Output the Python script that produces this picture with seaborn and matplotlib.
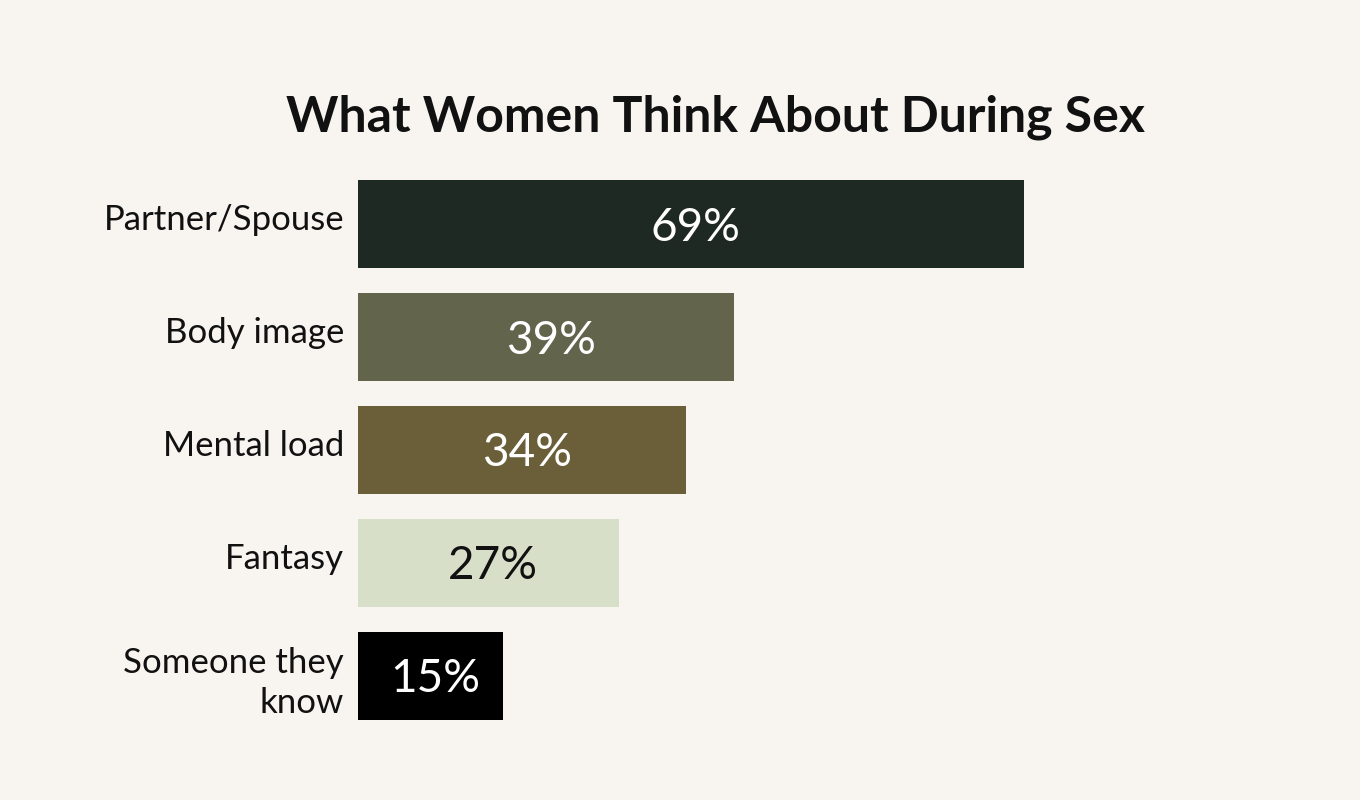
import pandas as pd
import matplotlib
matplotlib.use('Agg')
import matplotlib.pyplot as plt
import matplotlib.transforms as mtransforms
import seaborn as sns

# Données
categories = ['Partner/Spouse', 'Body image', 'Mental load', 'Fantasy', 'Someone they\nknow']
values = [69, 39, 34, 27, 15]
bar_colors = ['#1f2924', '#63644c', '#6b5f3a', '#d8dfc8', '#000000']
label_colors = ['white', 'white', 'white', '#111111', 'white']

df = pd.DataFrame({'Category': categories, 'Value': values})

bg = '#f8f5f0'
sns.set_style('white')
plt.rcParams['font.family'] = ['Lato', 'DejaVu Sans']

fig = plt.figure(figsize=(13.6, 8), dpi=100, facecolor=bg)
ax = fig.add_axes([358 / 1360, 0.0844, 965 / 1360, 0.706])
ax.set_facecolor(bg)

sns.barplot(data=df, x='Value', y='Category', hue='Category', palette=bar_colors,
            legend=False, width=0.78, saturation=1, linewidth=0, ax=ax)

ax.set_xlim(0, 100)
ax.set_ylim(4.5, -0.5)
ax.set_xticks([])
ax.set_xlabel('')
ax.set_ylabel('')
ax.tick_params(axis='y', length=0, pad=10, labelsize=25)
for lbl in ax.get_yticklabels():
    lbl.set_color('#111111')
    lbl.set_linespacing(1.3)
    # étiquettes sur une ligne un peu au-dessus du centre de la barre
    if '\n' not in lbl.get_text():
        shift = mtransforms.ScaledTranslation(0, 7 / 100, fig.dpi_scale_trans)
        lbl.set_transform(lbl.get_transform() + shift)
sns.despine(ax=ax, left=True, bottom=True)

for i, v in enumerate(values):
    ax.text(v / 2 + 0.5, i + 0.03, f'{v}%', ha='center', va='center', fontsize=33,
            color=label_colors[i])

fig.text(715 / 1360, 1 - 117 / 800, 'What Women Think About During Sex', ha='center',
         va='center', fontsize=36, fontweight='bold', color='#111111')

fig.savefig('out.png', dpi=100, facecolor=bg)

**What is required**: Begin at the first line of the material and copy each line exactly through the one containing "import seaborn as sns". Omit pictures.

**Response below**:
Output the Python script that produces this picture with seaborn and matplotlib.
import pandas as pd
import matplotlib
matplotlib.use('Agg')
import matplotlib.pyplot as plt
import matplotlib.transforms as mtransforms
import seaborn as sns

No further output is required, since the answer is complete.